Remarkably, conscientiousness has also been observed at the group level. The collective version of the trait can, in fact, more powerfully predict team performance than the presence of the trait in individuals. The sky may be the limit for distributed teams with high collective conscientiousness. With purposeful and structured communication, this type of group can match or surpass the intrinsic collaborative value of being together in the office, even when physically apart. Traditional learning by osmosis—the kind of informal education we all receive when looking over a shoulder or chatting around the water cooler—is substituted with proactive discussion and mindful consideration. One may make greater strides (and friends) by curating their work with others in mind rather than simply passing the baton.

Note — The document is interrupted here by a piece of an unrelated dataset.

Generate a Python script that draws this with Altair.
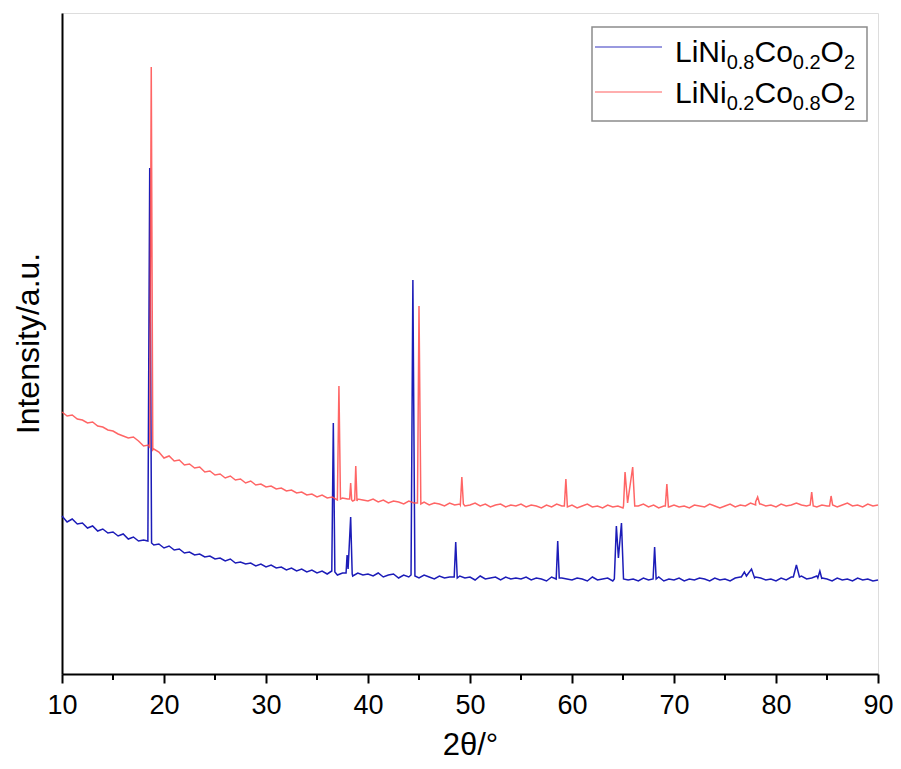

Building the skill of conscientiousness: culture, process, and leadership

So, given the power of conscientious thinking, how can companies, leaders, and teams promote the trait in practice? Just as a tree springs from the soil, conscientiousness requires a strong team culture to grow. Shared values of honesty and transparency must be present to establish safety and trust. Teams must have clarity of mission to foster a sense of community and belonging. This drives more frequent and willing contributions toward a shared goal. The real power of conscientious thinking is in its force multiplier effect: mindfulness is contagious.

Culture is just the beginning, however. Successful teams must also invest in ordered processes to leverage results from the trait. Clear, consistent, and truthful communication is a prerequisite. Priorities and division of responsibility must be evident such that teammates appreciate how to push the boundaries of their respective roles and, in doing so, assist others. Robust dialogue also kickstarts knowledge-sharing behavior, which benefits the entire team, just as a rising tide lifts all boats. Reciprocity can nudge even the most hardened introvert into sharing on behalf of the common good.

Likewise, managers are not immune from the change needed to support these endeavors. To ensure employees have the information they need to execute, managers must be accessible (even virtually), engaged, and willing to coach when needed. They might begin by conducting a workflow audit to understand which processes and tasks may be done sequentially and which must be executed in parallel. Where does work happen collaboratively, and where is it truly independent? How do the outcomes of employee A’s assignment affect the inputs to employee B?

Highly conscientious teams will outperform when task work and decision-making are strategically intertwined. The self-aware manager will understand the nuances of these dynamics and shift the group’s thinking toward a new paradigm of performance: one prioritizing results over presence.

If conscientiousness can’t be grown organically, external talent may help fill in the blanks. Long considered to be an example of ‘soft science,’ more and more companies are exploring formalized assessment tools and personality inventories in their recruiting practices. Beyond conscientiousness, evaluations can be customized to identify traits such as curiosity, intuition, or resilience. While there is an implied danger in reducing employee contribution to a formula, one can envision the day when teams are carefully constructed by balancing complementary traits, the way a chef would assemble ingredients for a gourmet meal. Regardless of taste, a sprinkling of conscientiousness will greatly add richness, flavor, and satisfaction to our future teams.